The safety valve idea also would beg the question of how many hours a unit would be allowed to run if it should qualify for a reliability exemption. Would the plant then earn the right to qualify for economic dispatch in any hour, to earn market revenues and cover costs, or would it be limited to running only in those few hours crucial to reliability? Could EPA force a safety-valve plant to curtail its run times to minimize health risks from the resulting emissions?

And what agency would make the safety valve finding? Commissioner Moeller, for one, questioned how FERC might make the process work, since the ultimate decision of whether a generator could qualify for a waiver of the MATS compliance deadline would remain EPA’s call, with NERC and FERC able only to give expert advice to EPA.

In fact, just last month the FERC denied a petition by the South Carolina Public Service Commission that had asked FERC to create a joint federal-state board to study the impact of EPA rules on reliability and affordability of electric power in the Palmetto State. FERC ruled that the petition failed to identify any matter “cognizable under Part II of the Federal Power Act.” (Docket EL11-62, Jan. 19, 2012, 138 FERC ¶61,040.)
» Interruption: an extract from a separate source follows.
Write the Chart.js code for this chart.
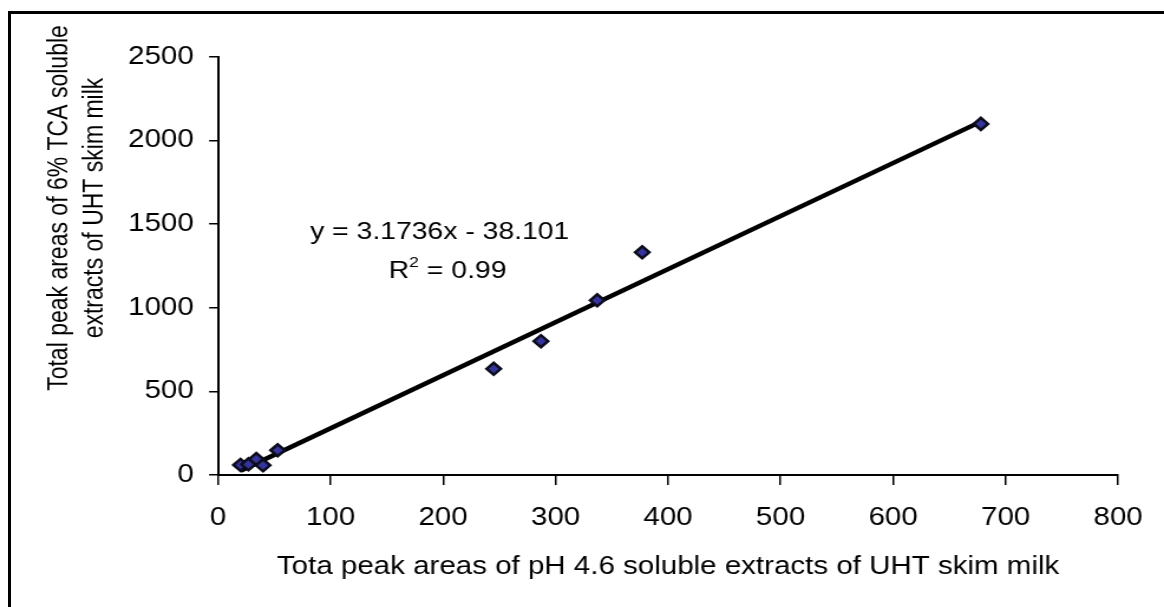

Above all, many at the conference felt that any safety valve option would depend primarily on generators providing timely notice of their retirement or retrofit plans—at least two years’ notice, for example, under the RTO safety valve proposal tendered to EPA.

At one point Commissioner La Fleur asked how much advance knowledge planning authorities typically have about when a power plant owner might be thinking of retiring a unit, and whether FERC should consider reviewing rules governing plant retirements.

According to PJM’s Kormos, an RTO often has information about generator plans, but “we just can’t go public with it.”

Yet a generator who bids in an RTO forward capacity market surely is revealing something about future plans, and Kormos acknowledged that when PJM puts a grid upgrade in an upcoming RTO transmission expansion plan, “we have to state what the need is,” which also tends to reveal generator intentions.

And when pressed by Commissioner Norris, Kormos appeared optimistic:

“We’re working with our generation owners. I think … that if we went to them and said we need to pull the trigger now; we need you to let us announce you’re going to retire this unit … my guess is right now, based on our history, they would let us, and they would work with us to do that.”